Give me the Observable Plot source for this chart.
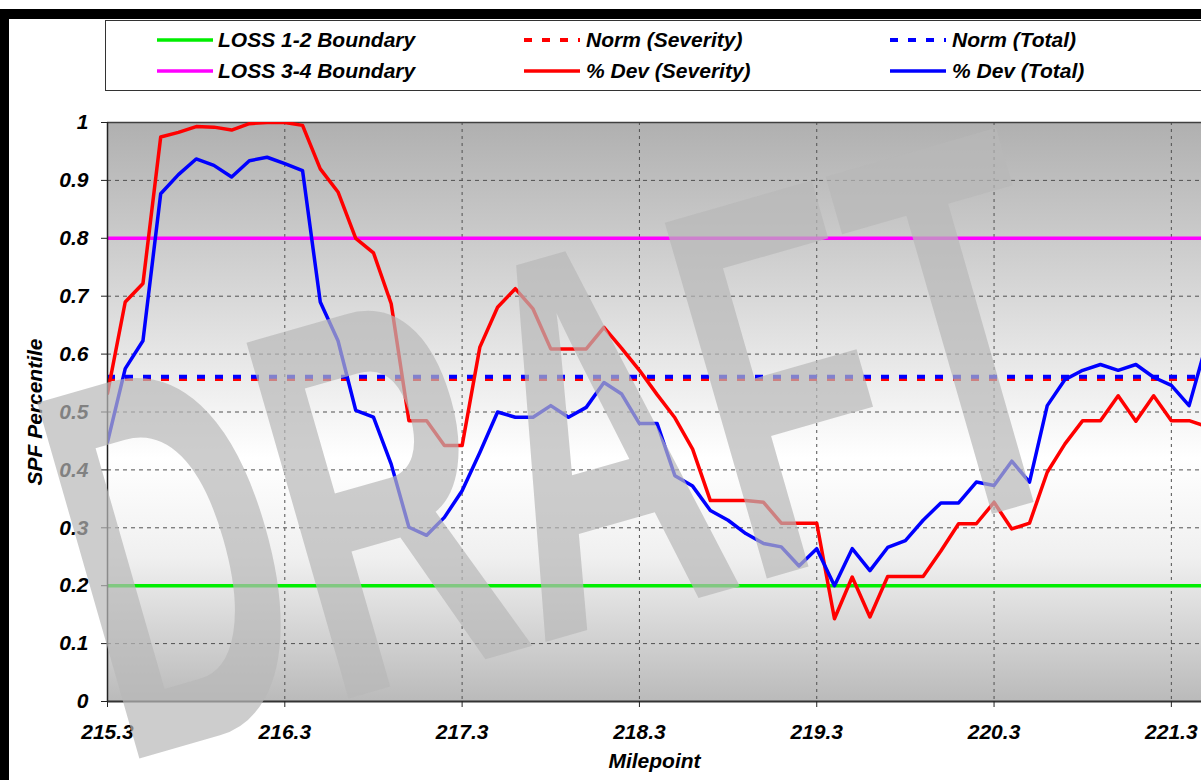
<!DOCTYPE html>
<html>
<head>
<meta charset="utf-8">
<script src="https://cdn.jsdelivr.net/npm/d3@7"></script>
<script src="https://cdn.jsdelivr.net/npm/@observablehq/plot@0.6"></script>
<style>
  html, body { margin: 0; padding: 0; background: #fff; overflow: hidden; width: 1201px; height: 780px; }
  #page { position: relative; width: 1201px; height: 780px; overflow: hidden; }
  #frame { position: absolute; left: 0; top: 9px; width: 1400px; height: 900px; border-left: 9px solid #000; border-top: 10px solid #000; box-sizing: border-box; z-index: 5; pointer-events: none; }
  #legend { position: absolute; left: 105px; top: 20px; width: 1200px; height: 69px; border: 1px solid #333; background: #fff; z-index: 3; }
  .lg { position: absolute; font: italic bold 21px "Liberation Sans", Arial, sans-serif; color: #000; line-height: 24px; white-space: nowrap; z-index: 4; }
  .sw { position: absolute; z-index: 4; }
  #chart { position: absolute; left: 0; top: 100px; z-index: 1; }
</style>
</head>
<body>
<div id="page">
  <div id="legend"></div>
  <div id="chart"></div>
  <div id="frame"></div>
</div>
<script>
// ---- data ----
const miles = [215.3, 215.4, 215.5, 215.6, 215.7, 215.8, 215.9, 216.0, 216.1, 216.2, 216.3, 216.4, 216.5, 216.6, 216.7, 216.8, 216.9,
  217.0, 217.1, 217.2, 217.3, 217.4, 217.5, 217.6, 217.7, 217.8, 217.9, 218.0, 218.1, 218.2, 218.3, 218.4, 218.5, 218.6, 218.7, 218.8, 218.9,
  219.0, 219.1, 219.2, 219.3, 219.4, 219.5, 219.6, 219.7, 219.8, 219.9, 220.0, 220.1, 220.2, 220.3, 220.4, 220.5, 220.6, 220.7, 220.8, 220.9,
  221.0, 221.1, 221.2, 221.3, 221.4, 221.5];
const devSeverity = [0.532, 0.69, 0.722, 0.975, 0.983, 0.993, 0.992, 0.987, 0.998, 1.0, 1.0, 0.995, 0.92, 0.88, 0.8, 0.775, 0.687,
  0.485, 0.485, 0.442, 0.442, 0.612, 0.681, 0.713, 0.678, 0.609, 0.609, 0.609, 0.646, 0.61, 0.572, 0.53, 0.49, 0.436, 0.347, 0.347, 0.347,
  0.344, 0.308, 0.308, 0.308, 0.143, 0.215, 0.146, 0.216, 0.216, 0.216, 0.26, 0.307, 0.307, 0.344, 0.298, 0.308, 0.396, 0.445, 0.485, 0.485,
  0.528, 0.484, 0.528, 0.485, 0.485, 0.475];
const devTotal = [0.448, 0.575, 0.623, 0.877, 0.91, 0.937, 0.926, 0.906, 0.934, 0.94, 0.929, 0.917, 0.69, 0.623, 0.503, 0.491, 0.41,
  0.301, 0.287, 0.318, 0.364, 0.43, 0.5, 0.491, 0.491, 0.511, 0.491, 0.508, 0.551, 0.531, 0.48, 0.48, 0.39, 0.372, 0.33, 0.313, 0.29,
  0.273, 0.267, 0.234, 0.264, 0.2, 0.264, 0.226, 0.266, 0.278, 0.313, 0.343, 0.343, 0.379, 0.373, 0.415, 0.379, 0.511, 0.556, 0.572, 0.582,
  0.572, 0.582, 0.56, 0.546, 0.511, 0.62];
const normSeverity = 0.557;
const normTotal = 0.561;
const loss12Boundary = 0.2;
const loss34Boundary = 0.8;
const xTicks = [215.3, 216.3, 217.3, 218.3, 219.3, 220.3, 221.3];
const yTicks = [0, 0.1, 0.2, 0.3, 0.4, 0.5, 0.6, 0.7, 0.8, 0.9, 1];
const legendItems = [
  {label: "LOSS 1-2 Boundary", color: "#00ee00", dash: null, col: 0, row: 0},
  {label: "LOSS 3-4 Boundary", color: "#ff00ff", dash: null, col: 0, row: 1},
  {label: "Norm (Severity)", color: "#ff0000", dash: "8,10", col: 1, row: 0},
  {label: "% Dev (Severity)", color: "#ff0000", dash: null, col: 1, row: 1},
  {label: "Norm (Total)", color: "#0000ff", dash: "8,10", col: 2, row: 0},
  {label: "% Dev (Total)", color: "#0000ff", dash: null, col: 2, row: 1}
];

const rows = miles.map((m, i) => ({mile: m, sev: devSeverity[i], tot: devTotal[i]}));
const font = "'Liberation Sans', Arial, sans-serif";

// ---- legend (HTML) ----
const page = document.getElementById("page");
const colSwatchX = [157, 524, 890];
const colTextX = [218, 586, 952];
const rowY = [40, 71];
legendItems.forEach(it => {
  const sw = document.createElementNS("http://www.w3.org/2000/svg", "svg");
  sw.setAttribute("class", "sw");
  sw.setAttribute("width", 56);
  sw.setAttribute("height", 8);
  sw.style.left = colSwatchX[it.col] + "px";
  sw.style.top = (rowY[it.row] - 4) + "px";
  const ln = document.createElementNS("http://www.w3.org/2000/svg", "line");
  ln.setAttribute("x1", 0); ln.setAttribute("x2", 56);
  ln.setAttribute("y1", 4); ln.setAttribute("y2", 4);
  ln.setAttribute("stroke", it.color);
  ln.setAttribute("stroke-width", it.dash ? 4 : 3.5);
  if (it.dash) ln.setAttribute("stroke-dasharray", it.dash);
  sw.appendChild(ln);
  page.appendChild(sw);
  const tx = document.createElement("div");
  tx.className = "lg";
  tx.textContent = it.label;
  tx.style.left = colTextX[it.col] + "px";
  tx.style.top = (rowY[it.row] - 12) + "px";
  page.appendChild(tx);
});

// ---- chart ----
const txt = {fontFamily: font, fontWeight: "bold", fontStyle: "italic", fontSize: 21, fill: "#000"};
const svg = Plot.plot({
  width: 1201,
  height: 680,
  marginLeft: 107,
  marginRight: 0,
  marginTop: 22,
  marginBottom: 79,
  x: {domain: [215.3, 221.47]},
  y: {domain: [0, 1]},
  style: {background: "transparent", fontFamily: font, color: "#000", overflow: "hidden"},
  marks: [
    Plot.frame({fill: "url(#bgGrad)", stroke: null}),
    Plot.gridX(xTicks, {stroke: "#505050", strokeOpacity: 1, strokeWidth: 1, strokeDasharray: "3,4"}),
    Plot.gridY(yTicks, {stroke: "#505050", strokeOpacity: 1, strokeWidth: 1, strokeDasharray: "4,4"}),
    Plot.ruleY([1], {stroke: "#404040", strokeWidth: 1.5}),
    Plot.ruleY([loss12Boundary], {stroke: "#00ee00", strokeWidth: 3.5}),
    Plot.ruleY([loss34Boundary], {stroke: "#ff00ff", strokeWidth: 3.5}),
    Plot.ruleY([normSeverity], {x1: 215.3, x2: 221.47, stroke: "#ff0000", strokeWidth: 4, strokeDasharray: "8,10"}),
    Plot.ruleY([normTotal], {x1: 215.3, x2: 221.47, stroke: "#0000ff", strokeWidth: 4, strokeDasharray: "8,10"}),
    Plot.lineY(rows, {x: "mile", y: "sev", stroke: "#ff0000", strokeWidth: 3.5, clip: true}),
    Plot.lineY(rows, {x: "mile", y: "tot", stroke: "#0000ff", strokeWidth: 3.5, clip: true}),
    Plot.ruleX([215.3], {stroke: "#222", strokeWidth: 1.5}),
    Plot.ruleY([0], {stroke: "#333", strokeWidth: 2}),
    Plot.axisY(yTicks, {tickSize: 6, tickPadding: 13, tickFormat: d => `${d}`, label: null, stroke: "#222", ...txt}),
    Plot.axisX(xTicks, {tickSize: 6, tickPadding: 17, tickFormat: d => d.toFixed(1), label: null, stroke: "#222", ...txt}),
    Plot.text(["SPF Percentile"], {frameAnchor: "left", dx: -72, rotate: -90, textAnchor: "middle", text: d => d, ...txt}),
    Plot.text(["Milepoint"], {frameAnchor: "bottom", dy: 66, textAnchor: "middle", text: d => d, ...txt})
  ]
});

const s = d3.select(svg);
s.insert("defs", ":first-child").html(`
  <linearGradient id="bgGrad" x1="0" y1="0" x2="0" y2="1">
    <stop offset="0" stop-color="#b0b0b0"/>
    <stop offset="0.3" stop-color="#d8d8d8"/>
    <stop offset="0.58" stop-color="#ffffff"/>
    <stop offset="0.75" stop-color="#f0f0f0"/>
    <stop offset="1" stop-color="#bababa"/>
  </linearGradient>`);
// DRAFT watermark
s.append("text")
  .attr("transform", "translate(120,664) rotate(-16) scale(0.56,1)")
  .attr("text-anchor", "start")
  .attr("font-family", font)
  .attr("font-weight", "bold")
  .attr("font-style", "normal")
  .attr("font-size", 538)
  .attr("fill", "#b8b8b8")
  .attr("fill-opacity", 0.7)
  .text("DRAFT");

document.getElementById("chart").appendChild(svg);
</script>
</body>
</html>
...
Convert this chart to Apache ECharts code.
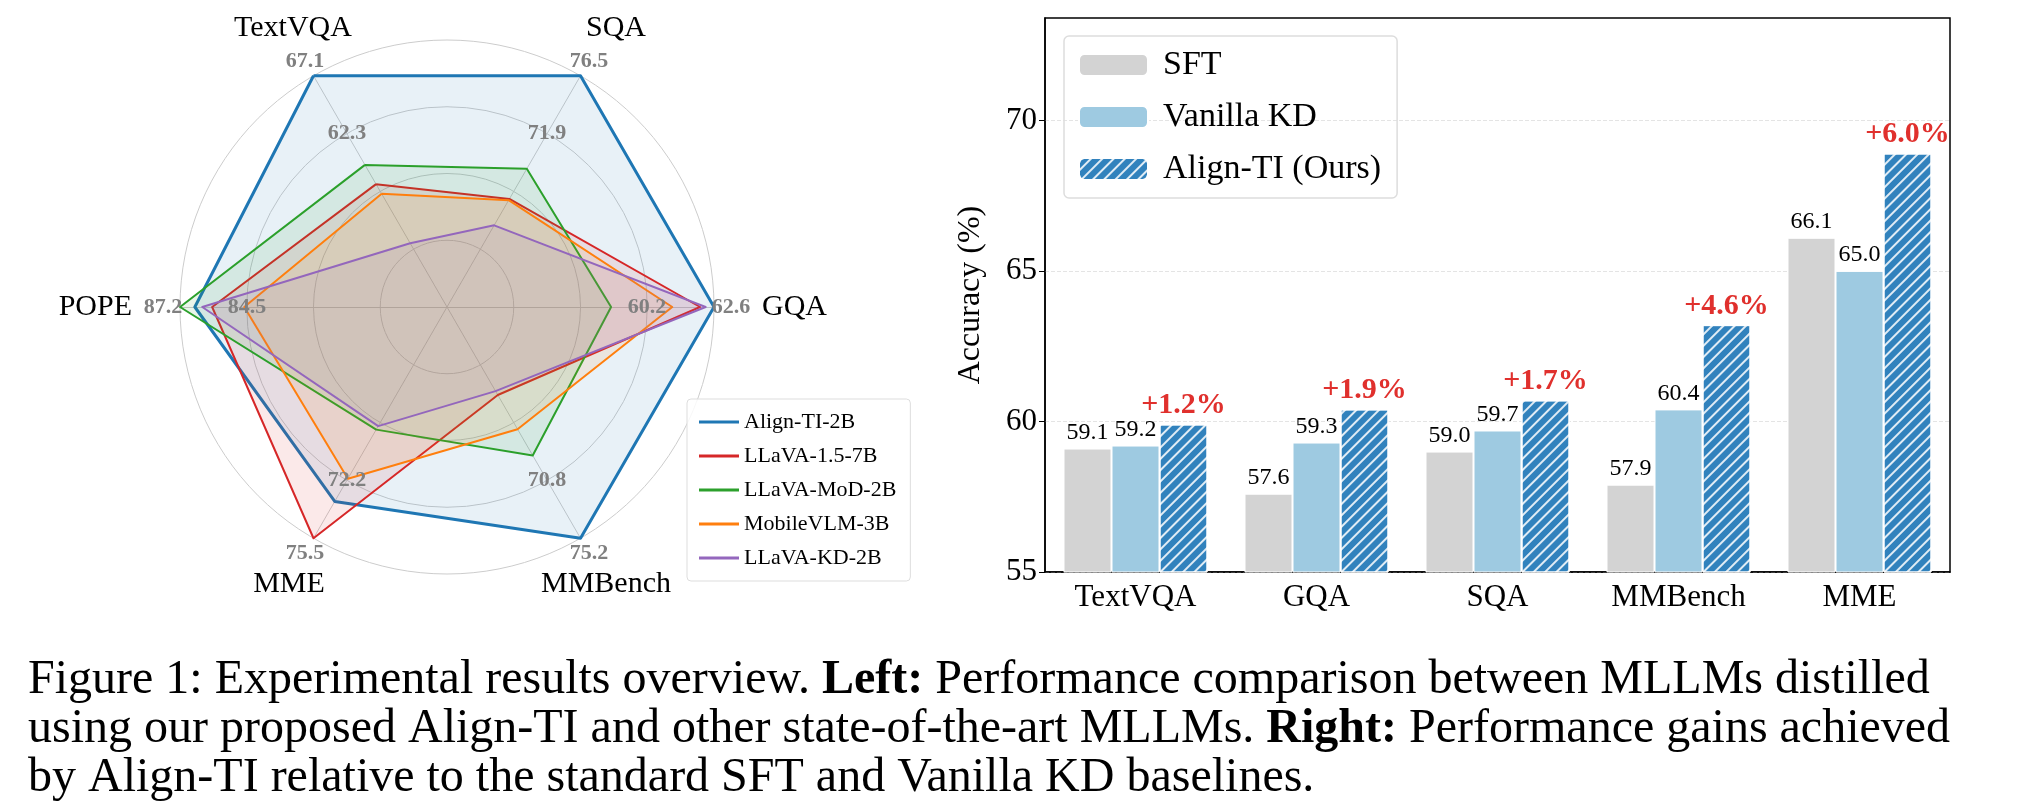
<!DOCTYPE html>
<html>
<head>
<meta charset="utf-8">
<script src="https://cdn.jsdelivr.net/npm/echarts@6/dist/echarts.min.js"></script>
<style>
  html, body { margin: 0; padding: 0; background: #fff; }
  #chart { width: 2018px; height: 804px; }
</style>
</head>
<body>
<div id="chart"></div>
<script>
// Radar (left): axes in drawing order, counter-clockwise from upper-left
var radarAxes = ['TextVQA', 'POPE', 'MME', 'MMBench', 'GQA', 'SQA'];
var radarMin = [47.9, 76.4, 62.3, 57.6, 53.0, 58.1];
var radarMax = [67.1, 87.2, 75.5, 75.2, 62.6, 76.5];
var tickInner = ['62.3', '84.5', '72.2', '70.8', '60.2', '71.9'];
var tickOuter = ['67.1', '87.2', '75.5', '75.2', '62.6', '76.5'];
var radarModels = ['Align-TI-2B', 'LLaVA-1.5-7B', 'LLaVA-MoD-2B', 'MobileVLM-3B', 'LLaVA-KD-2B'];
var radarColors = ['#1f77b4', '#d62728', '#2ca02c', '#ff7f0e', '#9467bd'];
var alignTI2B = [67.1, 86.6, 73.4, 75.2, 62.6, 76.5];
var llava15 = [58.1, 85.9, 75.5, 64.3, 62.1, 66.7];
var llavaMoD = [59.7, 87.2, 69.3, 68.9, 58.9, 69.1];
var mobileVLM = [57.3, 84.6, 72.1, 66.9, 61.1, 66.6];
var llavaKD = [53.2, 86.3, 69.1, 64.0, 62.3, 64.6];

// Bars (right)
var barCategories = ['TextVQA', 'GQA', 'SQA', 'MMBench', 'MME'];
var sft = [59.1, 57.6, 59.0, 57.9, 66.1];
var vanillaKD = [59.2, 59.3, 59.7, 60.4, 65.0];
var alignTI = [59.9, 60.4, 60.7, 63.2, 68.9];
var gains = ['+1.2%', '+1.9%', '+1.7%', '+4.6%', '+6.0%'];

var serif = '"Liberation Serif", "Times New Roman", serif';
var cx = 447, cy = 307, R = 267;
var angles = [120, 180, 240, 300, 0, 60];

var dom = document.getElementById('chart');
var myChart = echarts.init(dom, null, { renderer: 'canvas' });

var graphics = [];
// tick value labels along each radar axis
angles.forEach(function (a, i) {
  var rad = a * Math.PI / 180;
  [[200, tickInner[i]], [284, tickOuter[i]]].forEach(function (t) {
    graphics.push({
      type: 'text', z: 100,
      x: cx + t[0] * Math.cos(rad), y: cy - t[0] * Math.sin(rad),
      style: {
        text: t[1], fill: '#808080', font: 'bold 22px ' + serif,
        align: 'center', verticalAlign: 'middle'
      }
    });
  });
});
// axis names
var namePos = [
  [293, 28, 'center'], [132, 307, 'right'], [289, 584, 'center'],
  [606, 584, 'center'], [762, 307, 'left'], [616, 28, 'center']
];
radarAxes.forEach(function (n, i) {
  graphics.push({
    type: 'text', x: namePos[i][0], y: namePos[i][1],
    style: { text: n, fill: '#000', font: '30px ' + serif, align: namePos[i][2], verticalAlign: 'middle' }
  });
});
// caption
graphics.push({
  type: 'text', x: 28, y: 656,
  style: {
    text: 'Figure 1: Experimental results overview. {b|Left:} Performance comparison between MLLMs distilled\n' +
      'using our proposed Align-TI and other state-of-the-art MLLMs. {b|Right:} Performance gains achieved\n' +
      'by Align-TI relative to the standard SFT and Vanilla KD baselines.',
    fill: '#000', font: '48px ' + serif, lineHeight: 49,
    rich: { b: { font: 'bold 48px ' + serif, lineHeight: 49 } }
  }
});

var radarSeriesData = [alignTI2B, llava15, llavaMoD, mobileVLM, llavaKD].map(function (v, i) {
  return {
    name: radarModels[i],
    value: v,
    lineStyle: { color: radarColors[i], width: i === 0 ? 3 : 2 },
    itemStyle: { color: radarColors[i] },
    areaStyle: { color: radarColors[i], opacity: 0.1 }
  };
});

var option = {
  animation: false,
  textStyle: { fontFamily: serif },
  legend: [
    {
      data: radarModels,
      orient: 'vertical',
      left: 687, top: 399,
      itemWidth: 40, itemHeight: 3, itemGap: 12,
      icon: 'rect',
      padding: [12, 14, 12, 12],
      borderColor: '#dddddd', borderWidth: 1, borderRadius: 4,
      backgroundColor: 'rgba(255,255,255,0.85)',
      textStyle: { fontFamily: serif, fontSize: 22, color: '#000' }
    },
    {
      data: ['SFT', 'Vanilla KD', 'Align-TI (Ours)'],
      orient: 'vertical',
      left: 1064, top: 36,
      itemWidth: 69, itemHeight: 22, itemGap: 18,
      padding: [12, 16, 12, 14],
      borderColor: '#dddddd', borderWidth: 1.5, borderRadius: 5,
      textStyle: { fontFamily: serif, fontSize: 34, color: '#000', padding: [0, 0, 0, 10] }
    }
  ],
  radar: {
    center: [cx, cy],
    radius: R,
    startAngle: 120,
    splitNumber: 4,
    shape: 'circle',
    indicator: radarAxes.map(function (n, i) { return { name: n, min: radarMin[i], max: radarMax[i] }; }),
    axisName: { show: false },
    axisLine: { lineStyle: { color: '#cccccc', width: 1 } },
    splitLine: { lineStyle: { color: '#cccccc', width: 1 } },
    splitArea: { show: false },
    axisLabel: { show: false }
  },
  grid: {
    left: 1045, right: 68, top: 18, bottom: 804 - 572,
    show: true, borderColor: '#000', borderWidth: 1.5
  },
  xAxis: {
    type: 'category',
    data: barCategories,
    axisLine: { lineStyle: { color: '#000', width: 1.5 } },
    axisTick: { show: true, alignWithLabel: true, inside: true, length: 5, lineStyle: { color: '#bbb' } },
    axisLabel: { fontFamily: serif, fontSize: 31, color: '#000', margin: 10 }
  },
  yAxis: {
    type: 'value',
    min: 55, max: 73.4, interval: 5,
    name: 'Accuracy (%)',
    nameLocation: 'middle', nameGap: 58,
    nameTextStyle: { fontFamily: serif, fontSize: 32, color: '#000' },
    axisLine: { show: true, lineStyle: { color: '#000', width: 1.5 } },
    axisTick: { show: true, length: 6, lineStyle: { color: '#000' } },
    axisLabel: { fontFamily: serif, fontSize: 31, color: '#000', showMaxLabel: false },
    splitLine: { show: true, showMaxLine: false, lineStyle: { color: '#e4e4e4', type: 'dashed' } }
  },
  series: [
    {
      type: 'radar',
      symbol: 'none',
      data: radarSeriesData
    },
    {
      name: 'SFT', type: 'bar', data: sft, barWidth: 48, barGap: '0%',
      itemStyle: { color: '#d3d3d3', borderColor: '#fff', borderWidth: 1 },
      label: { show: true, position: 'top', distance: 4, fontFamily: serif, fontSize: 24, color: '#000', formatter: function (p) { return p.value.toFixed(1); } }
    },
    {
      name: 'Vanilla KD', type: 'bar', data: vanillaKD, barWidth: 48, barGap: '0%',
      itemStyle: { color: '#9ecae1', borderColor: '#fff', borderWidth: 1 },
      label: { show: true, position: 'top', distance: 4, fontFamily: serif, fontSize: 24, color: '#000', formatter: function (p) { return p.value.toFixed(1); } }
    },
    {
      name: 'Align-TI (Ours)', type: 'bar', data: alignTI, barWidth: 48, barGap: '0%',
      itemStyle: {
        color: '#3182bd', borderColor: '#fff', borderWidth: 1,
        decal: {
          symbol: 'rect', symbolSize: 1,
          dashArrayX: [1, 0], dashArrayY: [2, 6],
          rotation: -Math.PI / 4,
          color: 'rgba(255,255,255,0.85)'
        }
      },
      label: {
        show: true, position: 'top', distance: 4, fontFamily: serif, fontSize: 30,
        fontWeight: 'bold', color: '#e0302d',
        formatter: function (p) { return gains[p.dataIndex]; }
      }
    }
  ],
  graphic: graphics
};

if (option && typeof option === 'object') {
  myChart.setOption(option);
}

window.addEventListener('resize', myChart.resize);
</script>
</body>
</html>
==
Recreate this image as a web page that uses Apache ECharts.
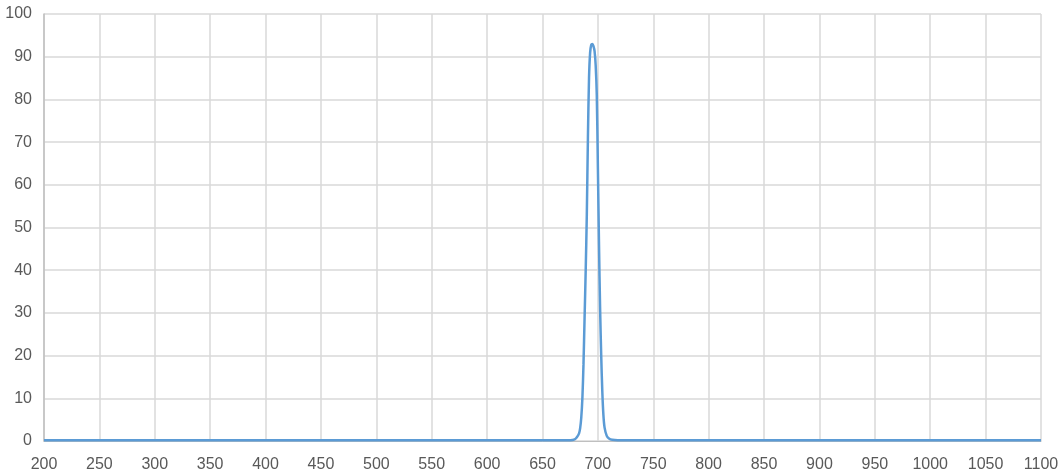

> SHORT PROBLEM
Find the word "this" in the material, then list each line that holds it.

> TASK RESULT
Give me the Observable Plot source for this chart.
Convert this chart to Apache ECharts code.
Recreate this image as a web page that uses Apache ECharts.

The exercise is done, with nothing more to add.